-- START --

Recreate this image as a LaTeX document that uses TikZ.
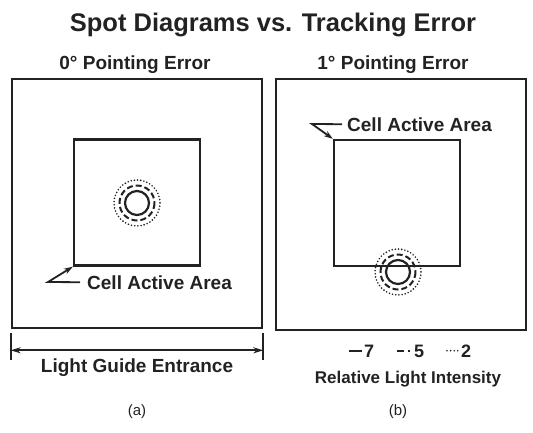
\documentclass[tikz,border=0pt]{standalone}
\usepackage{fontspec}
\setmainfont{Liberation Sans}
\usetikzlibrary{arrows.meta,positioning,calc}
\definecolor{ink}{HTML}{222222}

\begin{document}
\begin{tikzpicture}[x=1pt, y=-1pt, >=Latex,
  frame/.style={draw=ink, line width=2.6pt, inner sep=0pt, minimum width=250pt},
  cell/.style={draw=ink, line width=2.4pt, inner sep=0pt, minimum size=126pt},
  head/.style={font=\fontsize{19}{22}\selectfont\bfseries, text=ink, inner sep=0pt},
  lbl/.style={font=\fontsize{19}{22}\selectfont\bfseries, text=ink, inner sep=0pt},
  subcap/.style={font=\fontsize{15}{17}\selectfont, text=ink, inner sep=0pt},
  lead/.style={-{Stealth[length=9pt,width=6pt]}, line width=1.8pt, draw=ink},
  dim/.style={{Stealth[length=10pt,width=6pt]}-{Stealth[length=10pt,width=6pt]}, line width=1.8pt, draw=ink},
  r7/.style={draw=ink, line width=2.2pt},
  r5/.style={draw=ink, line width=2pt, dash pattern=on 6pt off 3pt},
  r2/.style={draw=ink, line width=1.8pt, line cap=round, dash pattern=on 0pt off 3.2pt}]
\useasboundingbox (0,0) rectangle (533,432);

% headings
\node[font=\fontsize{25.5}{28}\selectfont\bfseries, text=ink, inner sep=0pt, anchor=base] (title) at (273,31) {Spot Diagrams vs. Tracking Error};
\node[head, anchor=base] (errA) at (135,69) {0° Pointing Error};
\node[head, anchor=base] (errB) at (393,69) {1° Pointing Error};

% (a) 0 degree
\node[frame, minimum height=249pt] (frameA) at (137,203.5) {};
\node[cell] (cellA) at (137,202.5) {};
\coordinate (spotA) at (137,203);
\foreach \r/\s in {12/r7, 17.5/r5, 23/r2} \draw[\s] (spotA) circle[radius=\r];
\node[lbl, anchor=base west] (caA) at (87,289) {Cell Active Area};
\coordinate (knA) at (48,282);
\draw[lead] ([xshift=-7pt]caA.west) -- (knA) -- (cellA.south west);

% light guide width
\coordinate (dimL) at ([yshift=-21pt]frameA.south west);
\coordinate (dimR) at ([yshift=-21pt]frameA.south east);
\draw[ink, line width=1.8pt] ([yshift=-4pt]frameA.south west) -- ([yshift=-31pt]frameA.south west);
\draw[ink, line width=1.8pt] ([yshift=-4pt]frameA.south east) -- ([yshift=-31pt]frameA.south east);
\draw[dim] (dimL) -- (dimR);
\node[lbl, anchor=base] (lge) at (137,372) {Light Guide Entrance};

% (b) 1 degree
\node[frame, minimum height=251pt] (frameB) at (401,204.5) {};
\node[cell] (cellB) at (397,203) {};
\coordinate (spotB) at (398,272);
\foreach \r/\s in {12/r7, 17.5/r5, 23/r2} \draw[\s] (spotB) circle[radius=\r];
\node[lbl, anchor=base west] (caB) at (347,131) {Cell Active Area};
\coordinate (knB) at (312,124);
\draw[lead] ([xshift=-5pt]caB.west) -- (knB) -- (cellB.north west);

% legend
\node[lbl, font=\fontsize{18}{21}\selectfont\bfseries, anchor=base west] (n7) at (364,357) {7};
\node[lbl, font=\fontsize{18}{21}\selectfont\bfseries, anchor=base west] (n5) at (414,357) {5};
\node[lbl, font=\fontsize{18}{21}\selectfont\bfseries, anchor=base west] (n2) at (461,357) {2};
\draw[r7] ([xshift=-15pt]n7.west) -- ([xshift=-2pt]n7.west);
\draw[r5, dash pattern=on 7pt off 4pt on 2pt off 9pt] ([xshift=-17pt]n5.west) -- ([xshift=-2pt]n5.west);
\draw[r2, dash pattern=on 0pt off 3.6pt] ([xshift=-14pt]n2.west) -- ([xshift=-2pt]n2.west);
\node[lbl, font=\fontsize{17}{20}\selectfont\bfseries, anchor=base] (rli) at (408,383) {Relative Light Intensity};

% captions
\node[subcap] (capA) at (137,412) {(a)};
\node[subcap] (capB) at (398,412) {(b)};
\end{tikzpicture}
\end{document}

-- END --
-- START --

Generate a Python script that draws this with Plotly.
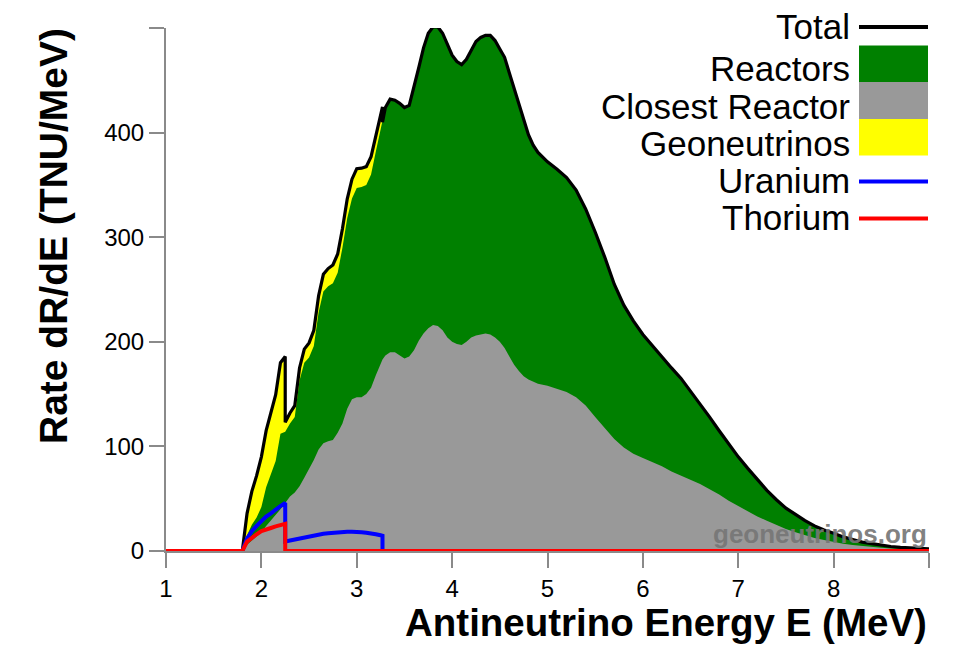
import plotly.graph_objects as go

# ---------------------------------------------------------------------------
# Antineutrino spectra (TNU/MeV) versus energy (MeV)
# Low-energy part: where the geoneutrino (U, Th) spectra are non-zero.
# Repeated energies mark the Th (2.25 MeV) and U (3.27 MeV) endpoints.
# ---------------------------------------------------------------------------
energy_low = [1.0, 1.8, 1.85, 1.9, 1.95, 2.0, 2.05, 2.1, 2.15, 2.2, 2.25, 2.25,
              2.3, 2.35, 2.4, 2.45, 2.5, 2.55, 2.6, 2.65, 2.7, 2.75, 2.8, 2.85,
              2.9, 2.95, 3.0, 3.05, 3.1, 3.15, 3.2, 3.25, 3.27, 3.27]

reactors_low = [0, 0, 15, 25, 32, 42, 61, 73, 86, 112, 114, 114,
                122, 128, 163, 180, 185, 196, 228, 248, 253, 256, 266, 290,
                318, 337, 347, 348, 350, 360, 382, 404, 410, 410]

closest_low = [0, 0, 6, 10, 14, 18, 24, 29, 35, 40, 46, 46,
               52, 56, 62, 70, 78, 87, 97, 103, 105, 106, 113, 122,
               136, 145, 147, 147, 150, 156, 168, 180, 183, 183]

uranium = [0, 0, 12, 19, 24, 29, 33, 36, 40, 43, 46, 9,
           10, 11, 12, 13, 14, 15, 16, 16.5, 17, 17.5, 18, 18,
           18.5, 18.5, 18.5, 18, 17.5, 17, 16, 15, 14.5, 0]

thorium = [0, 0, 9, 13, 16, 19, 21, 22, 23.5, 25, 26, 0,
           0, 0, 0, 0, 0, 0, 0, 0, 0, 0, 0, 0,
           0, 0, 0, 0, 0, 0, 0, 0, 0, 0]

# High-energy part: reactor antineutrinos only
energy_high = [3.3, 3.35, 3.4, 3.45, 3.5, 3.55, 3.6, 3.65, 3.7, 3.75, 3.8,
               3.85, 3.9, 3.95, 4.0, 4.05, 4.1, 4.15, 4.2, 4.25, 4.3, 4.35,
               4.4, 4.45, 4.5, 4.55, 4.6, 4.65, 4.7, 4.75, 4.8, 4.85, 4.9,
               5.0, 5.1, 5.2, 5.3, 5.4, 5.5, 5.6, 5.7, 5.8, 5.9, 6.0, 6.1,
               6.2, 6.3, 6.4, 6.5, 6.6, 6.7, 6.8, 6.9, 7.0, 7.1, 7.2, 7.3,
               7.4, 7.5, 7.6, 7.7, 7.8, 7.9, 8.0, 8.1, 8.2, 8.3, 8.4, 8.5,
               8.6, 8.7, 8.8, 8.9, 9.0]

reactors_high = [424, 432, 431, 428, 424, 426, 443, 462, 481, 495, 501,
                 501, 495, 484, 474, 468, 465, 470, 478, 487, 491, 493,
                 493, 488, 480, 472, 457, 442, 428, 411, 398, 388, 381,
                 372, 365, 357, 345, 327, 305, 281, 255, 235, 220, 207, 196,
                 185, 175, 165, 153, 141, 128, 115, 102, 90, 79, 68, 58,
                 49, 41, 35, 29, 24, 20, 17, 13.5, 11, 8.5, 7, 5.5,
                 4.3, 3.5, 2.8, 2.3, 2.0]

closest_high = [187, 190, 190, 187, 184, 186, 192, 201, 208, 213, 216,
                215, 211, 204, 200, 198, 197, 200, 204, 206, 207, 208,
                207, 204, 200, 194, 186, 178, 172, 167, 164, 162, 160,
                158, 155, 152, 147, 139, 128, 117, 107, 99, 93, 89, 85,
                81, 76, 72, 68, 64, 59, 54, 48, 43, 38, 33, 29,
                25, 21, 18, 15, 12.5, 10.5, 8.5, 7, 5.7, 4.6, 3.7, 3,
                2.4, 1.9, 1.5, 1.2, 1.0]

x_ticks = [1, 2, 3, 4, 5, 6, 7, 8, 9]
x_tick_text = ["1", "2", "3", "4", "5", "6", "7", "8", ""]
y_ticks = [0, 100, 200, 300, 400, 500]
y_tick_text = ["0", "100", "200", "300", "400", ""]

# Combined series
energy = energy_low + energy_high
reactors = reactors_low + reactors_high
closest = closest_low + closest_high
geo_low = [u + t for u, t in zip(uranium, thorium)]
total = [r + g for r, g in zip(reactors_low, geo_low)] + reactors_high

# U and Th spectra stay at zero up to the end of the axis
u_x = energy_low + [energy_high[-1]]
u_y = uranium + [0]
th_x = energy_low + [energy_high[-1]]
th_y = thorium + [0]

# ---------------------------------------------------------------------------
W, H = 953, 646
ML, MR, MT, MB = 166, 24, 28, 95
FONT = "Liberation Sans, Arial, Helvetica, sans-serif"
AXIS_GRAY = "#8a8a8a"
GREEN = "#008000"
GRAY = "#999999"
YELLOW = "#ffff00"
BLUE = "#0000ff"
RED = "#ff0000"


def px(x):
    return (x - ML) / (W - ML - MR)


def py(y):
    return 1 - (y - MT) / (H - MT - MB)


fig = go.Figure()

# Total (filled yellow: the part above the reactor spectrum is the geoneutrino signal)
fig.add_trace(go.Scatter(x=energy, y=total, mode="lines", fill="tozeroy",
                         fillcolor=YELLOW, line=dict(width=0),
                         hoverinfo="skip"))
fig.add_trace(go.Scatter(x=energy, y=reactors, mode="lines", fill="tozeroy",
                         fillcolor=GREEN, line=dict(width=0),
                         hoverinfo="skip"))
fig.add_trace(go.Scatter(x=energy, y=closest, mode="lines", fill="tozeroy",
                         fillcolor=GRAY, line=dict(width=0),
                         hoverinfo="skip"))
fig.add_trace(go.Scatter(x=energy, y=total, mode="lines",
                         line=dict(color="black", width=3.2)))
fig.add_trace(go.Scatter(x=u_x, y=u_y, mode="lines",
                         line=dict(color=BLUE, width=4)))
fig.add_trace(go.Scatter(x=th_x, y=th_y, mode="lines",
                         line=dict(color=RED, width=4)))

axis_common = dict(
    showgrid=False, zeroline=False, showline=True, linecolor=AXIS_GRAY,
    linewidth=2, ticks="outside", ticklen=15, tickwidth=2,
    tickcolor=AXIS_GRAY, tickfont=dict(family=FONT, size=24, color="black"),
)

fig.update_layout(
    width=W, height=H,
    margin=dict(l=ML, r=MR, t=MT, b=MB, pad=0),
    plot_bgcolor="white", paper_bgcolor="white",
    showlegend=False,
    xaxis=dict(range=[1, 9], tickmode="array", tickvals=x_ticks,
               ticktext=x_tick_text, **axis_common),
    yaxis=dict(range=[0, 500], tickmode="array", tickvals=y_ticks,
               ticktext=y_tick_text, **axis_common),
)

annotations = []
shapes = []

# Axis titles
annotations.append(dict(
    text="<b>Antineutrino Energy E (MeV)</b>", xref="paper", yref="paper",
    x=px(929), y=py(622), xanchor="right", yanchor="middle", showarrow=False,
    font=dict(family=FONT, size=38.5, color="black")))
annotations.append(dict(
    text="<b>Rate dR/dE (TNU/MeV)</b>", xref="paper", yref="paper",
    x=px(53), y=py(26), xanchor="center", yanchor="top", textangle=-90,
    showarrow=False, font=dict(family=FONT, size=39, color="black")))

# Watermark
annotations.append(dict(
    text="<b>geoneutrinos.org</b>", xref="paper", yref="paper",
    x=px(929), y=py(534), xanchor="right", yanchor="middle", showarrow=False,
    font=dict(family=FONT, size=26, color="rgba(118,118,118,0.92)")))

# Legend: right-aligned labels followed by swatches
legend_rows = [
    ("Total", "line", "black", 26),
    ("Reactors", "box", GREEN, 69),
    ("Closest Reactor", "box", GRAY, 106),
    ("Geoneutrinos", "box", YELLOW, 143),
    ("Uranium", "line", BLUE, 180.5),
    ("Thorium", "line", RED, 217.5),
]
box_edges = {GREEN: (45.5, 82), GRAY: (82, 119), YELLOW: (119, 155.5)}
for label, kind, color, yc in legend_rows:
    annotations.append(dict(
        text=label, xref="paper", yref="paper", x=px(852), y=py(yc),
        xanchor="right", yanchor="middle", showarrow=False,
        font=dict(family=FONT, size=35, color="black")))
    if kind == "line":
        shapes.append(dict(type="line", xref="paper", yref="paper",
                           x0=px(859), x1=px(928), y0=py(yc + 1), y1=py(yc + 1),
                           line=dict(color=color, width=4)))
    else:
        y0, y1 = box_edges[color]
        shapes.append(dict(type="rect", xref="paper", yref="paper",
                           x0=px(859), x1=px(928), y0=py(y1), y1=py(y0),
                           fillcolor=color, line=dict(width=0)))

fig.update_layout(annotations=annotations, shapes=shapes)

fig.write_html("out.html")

-- END --

_What is needed_. Using the data above, set down each line from the line with "Generate a Python" to the line with "import plotly.graph_objects as go" exactly, both ends included, and leave the pictures behind. Nothing else belongs.

_The completed task_.
Generate a Python script that draws this with Plotly.
import plotly.graph_objects as go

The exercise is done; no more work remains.